Abstract

Composting is currently the best strategy to dispose of green waste (GW) containing substantial quantities of lignocelluloses that prolongs composting time and yields unstable compost. This study aimed to evaluate the effects of food waste (FW, at 0%, 35%, and 55%) and montmorillonite (M, at 0%, 10.5%, and 15.5%) as the composting amendments on the physicochemical and microbial characteristics of compost in two-stage composting of GW. Changes in temperature, bulk density, C/N ratio, carbon dioxide emission, organic matter, humic substances, lignocellulosic substances, microbial numbers, and phytotoxicity were assessed during GW composting.
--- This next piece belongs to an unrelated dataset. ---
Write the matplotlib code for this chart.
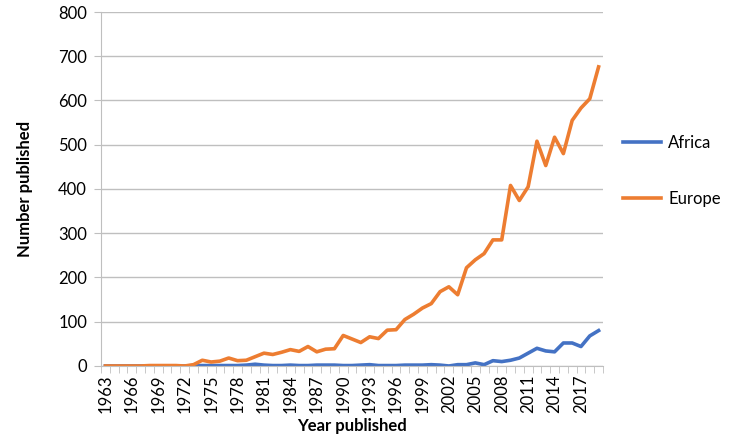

The results demonstrated that combining FW and M exhibited positive effects, and 35% FW and 15.5% M obtained the best results in all compost characteristics. The optimum extended thermophilic period, enhanced lignocellulose decomposition, and generated a stable and mature product in only 21 days. Consequently, the best final compost was mature (C/N ratio: 7.01, HAs/FAs ratio: 3.14, and NH4+-N/NO3–-N ratio: 0.10), nutrient-rich (N: 4.89%, P: 2.01%, and K: 0.92%), and no phytotoxic (germination index: 145%). This study unveils the effects of FW, M, or a combination of FW and M on compost characteristics. The study therefore increases the understanding of the sustainable disposal of an important solid waste.